Как ни странно это звучит, но моё детское увлечение гармошкой, а потом и аккордеоном, не было оценено по достоинству никем, ни в студкоме, ни в среде студентов. Сам себе наигрывал вальсы, сидя на ограде городского пруда, глядя на здания УНИХИЗ, когда было тепло, иногда приглашали на свадьбы или похороны, но в студенческой среде первую скрипку играли гитары. Гитарой я не владел, и если честно был настроен весьма отрицательно ко всем этим звукам, тогда мне единым фронтом противных. Иногда я выступал на концертах самодеятельности, надо же было как-то разбавлять все эти вечера. Основным номером всегда были возникающие и распадающиеся в течение одного курса ансамбли, и ничем, кроме девичьего вокала, зачастую перепевок популярных тогда и позабытых сейчас, кроме Пугачёвой, певиц, и одиноких пламенных комсомольцев, одержимых идеями построения социализма в отдельно взятой стране. На одном таком вечере меня и случайно застиг Саня. Я только что выступил с довольно сложным номером, исполнил Лето из Четырёх сезонов Вивальди, и вытирая пот, мрачно всматриваясь из-за кулисы в лица скучающих зрителей, ждущих выступления местной ВИА Графит. Представьте, популярная тогда была эта жалкая поделка под битлов, хотя ничего в музыкальном плане не представляла. В ожидании Графит люди с явно скучающими физиономиями слушали запинающуюся и заикающуюся первокурсницу, даже не знаю, кто она была. Читала, вернее, пыталась декламировать, отрывок из Блока, что было в определённом смысле, тайной диверсией против нашего комсорга. Отрывок из Двенадцати, с определённой корректировкой. Мне опять же об этом рассказал потом Сова. Но комсорг в открытую флиртовал с двумя бойкими девицами из технологического контроля, хотя его жена была на седьмом месяце тогда. Потому ему было некогда интересоваться, о чём это пищит малявка в очках со сцены. Хотя я не знал тогда, что это был Блок, стихи мне понравились. Я бы, наверное, попытался узнать у малявки, что она читала, кто она и откуда такая взялась, и быть может вся моя последующая жизнь стала бы другой. Но тут появился Саня.

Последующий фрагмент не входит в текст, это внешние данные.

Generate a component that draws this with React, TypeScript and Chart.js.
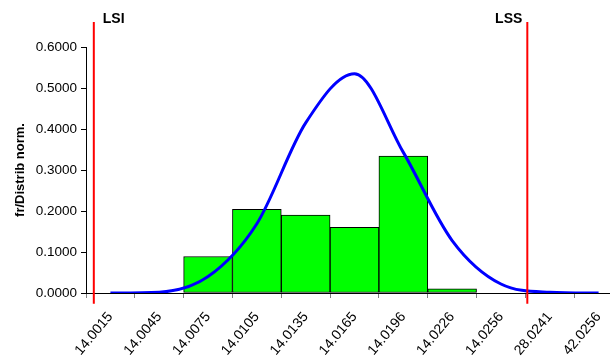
import React, { useEffect, useRef } from "react";
import { Chart, registerables } from "chart.js";

Chart.register(...registerables);

const categories = [
  "14.0015", "14.0045", "14.0075", "14.0105", "14.0135", "14.0165",
  "14.0196", "14.0226", "14.0256", "28.0241", "42.0256",
];
const relFreq = [null, null, 0.089, 0.204, 0.19, 0.16, 0.334, 0.01, null, null, null];
const normDist = [0.0, 0.002, 0.04, 0.169, 0.415, 0.535, 0.343, 0.128, 0.022, 0.002, 0.0];
const limitLabels = ["LSI", "LSS"];
// limit positions expressed in category-index units
const limitPositions = [-0.34, 8.54];
const limitSpan = [-0.026, 0.661];
const yMin = 0;
const yMax = 0.6;
const yStep = 0.1;
const yTitle = "fr/Distrib norm.";

const FONT = "'Liberation Sans', Arial, sans-serif";

export default function App() {
  const ref = useRef<HTMLCanvasElement | null>(null);

  useEffect(() => {
    if (!ref.current) return;
    const limitLabelPlugin = {
      id: "limitLabels",
      afterDatasetsDraw(chart: any) {
        const ctx = chart.ctx;
        const xs = chart.scales.xl;
        const ys = chart.scales.y;
        ctx.save();
        ctx.font = `bold 14px ${FONT}`;
        ctx.fillStyle = "#000";
        ctx.textBaseline = "middle";
        limitLabels.forEach((lab, i) => {
          const px = xs.getPixelForValue(limitPositions[i]);
          const py = ys.getPixelForValue(limitSpan[1]) - 3;
          if (i === 0) {
            ctx.textAlign = "left";
            ctx.fillText(lab, px + 9, py);
          } else {
            ctx.textAlign = "right";
            ctx.fillText(lab, px - 5, py);
          }
        });
        ctx.restore();
      },
    };

    const chart = new Chart(ref.current, {
      type: "bar",
      data: {
        labels: categories,
        datasets: [
          ...limitPositions.map((p, i) => ({
            type: "line" as const,
            label: limitLabels[i],
            data: [
              { x: p, y: limitSpan[0] },
              { x: p, y: limitSpan[1] },
            ],
            xAxisID: "xl",
            yAxisID: "y",
            borderColor: "#FF0000",
            borderWidth: 2,
            pointRadius: 0,
            clip: false as any,
            order: 0,
          })),
          {
            type: "line" as const,
            label: "Distrib norm.",
            data: normDist,
            xAxisID: "x",
            yAxisID: "y",
            borderColor: "#0000FF",
            borderWidth: 3,
            pointRadius: 0,
            cubicInterpolationMode: "monotone",
            fill: false,
            order: 1,
          },
          {
            type: "bar" as const,
            label: "fr",
            data: relFreq as any,
            xAxisID: "x",
            yAxisID: "y",
            backgroundColor: "#00FF00",
            borderColor: "#000000",
            borderWidth: 1,
            borderSkipped: false,
            categoryPercentage: 1,
            barPercentage: 1,
            grouped: false,
            order: 3,
          },
        ] as any,
      },
      options: {
        responsive: false,
        animation: false,
        layout: { padding: { left: 0, top: 47, right: 7, bottom: 0 } },
        plugins: {
          legend: { display: false },
          tooltip: { enabled: false },
        },
        scales: {
          x: {
            type: "category",
            offset: true,
            grid: {
              offset: true,
              drawOnChartArea: false,
              drawTicks: true,
              tickLength: 5,
              color: "#808080",
            },
            border: { display: true, color: "#000", width: 1 },
            ticks: {
              autoSkip: false,
              maxRotation: 50,
              minRotation: 50,
              padding: 11,
              color: "#000",
              font: { family: FONT, size: 14 },
            },
            afterFit(scale: any) {
              scale.height = 65;
            },
          },
          xl: {
            type: "linear",
            display: false,
            offset: false,
            min: -0.5,
            max: categories.length - 0.5,
          },
          y: {
            type: "linear",
            min: yMin,
            max: yMax,
            grid: {
              drawOnChartArea: false,
              drawTicks: true,
              tickLength: 5,
              color: "#000",
            },
            border: { display: true, color: "#000", width: 1 },
            ticks: {
              stepSize: yStep,
              padding: 4,
              color: "#000",
              font: { family: FONT, size: 13.5 },
              callback: (v: any) => Number(v).toFixed(4),
            },
            title: {
              display: true,
              text: yTitle,
              color: "#000",
              font: { family: FONT, size: 13, weight: "bold" },
              padding: { top: 13, bottom: 0 },
            },
            afterFit(scale: any) {
              scale.width = 86;
            },
          },
        },
      } as any,
      plugins: [limitLabelPlugin],
    });
    return () => chart.destroy();
  }, []);

  return (
    <div
      style={{
        position: "fixed",
        left: 0,
        top: 0,
        width: 610,
        height: 358,
        overflow: "hidden",
        background: "#fff",
      }}
    >
      <canvas ref={ref} width={630} height={358} style={{ display: "block" }} />
    </div>
  );
}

Саню я знал, всё же учились вместе, но дружеских или даже приятельских отношений не поддерживали. Впервые более или менее близко сошлись на новогоднем концерте, он тогда с гитарой бродил и в духе раннего Джонни Кэша пытался донести тоску прерий детям тайги и лагерей. Затем во время передачи, чисто символической, власти в руки Эндрю, Саня поблагодарил меня единственный, за проделанную работу. Хотя это было и лишнее, но оставило самые приятные впечатления. И вот за кулисами нашего Ведра он поймал меня.
Привет, слушай, Застыра, нам срочно нужен кто-то, способный играть.
Привет. А чего играть-то? Да и играете вы на гитарах, а я же вон, гармошку тискаю.
Это ничего, и даже более того, будет ещё лучше! Пошли, скоро у нас будет представление!
Я пошёл, как бы странным это не выглядело. Парень семнадцати лет подходит к дяде двадцати пяти лет от роду и говорит, пошли за мной. И дядя идёт за парнишкой. Смешно? Смешно, но так было. Это ещё не был Консонанс, нет, просто три сокурсника решили сыграть своё собственное представление. В подвале первого корпуса. Там тогда были помещения, оборудованные для занятий на военной кафедре. Старые знакомые, плакаты, схемы, портреты. Им-то всё в диковинку, а мне это в Козулино до икоты надоело. Были в той не-группе Совин, Андриянов и какой-то усатый парень из группы технической экспертизы. Он как-то потом исчез из моего поля зрения. Даже имени его не могу вспомнить. Совин с некоторым нервным и тревожным видом оглядел меня и спрашивает.
Ну, как тебе наша команда? Мы тут играем рок! Почти как Криденсы!
Сколько же гордости было в его словах! Я внимательно осмотрел помещение, вернее содержимое помещения. Их было трое, и кроме меня это были единственные люди в подвале. Он со своей чешкой был, Андриянов с шестиструнной электричкой, парень усатый с басухой. Оглядел я это недоразумение, повернулся к Сове. Тот смотрит на меня, внимательно, словно осуждённый ожидает услышать приговор. Я и вынес приговор.
А где ваше представление? Где зрители, где толпа, состоящая из неадекватных существ обоего пола? Где тут визжащие девочки, где их ворчащие мальчики? Где нормальный шум и гам? Даже колонки на худой конец?!
Нет. Ничего этого у нас нет. Но будет. Может быть. А может и не быть.
Сказал он это спокойно, словно мы обсуждали прозу Хулио Кортасара или дикторшу с телеэкрана.